Manic performances are especially prevalent at lower levels, both because of the wider gap between the haves and have-nots and because of lack of maturity. A 35-year-old NFL linebacker has seen enough to know bad things happen to good teams. An 18-year-old college player who signs with Ohio State thinks the Buckeyes are unbeatable, just as he believes he is indestructible.

“There are many challenges in coaching, but inconsistency with young people and injuries and quality of opponent, that is a very difficult thing,” Meyer said.

I offer one more reason: the talent trap. Ever watch a cat toy with a mouse? If not careful, the feline will fail to put the rodent away quickly enough, watching the lesser “player” escape.

Purdue escaped. Maryland nearly did. Nebraska made things interesting in a 36-31 loss, leading 21-16 at the half and trailing by only five with three minutes left. And Minnesota trailed only 20-14 after three quarters before the Buckeyes finished off the Golden Gophers 30-14.

For Ohio State fans, those games were like watching temperamental teens pick at their food during dinner.

Then Michigan happened. The Buckeyes finally found a foe who could hang with them. Or so many of us thought. It turns out the Wolverines only outwardly played the role of popular homecoming king. Internally, they were a mess, and Ohio State exposed the façade.

Next comes Northwestern, the dangerous overachiever. The Wildcats don’t have Ohio State’s talent, but maybe that will work to their advantage Saturday night in the Big Ten championship game in Indianapolis. We have seen how the Buckeyes behave against the not-so-mighty, and Northwestern seems to fit that category.

Despite winning the Big Ten West, Northwestern is 8-4 and 21st in the College Football Playoff rankings. The Wildcats have won seven of their last eight games, and two of their losses were to Notre Dame and Michigan by a combined 13 points. But no one is mistaking them for a potential playoff pick, a distinction belonging to the 11-1 Buckeyes.

What Northwestern has going for it is the unknown, as in which Ohio State will show up in this hit-or-miss season? Have the No. 6 Buckeyes finally found their groove, and if so will it translate to an impressive enough victory to convince the playoff selection committee to leapfrog them past No. 5 Oklahoma into the fourth playoff spot (if the Sooners defeat Texas and assuming Georgia loses to Alabama)?
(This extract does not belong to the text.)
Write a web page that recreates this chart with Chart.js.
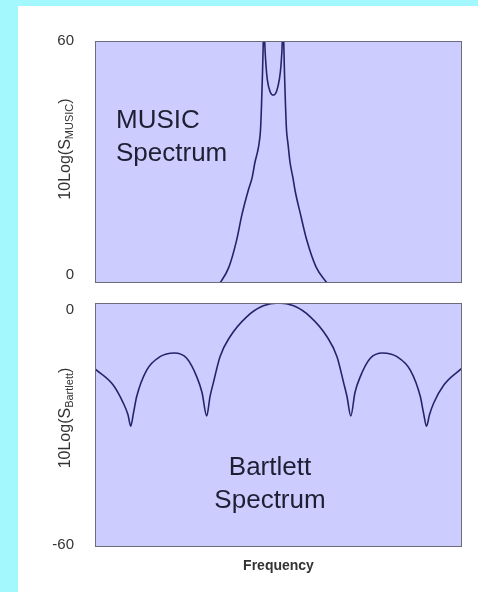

Meyer wanted no part of that discussion this week. At the moment, playoff talk is nothing more than irritating background noise (so he says). The first order of business is figuring how to make sure the Buckeyes don’t lay an egg the size of West Lafayette, Indiana.

“Certain areas of our team are, and certain areas are not,” Meyer said, responding to whether the Buckeyes are playoff caliber. “Internally, I’ve said it the last month and a half: enhance our strengths and work on our weaknesses.”

Northwestern coach Pat Fitzgerald doesn’t see many of the latter. His one-word assessment of Ohio State amounts to “gulp.”

“We’re going to have our hands full,” Fitzgerald said.

Will it be another cat-and-mouse game for the Buckeyes? Impossible to say. Based on what happened against Michigan, I think Ohio State puts a hurtin’ on Northwestern. Something in the neighborhood of a 30-point win. But this team is a fooler. Just when you think the Buckeyes will roll, it appears they take their superior talent for granted and play down to the level of their competition.

Meyer and Fitzgerald strongly rejected the notion that anyone would play down to Northwestern.

“We’ve taken everybody’s best shot,” Fitzgerald said.

But Ohio State’s athletes don’t consider themselves everybody. They are the elite. The question is whether they show it Saturday.

“When you have talented players and good people, it’s kind of a challenge you enjoy,” Meyer said of getting superior talent to play like it. “When you have the opposite, when you experience defiance and quit, it’s awful. It’s miserable. We have very good people.”

No argument there. It comes down to whether the good play great against not-so-exceptional Northwestern.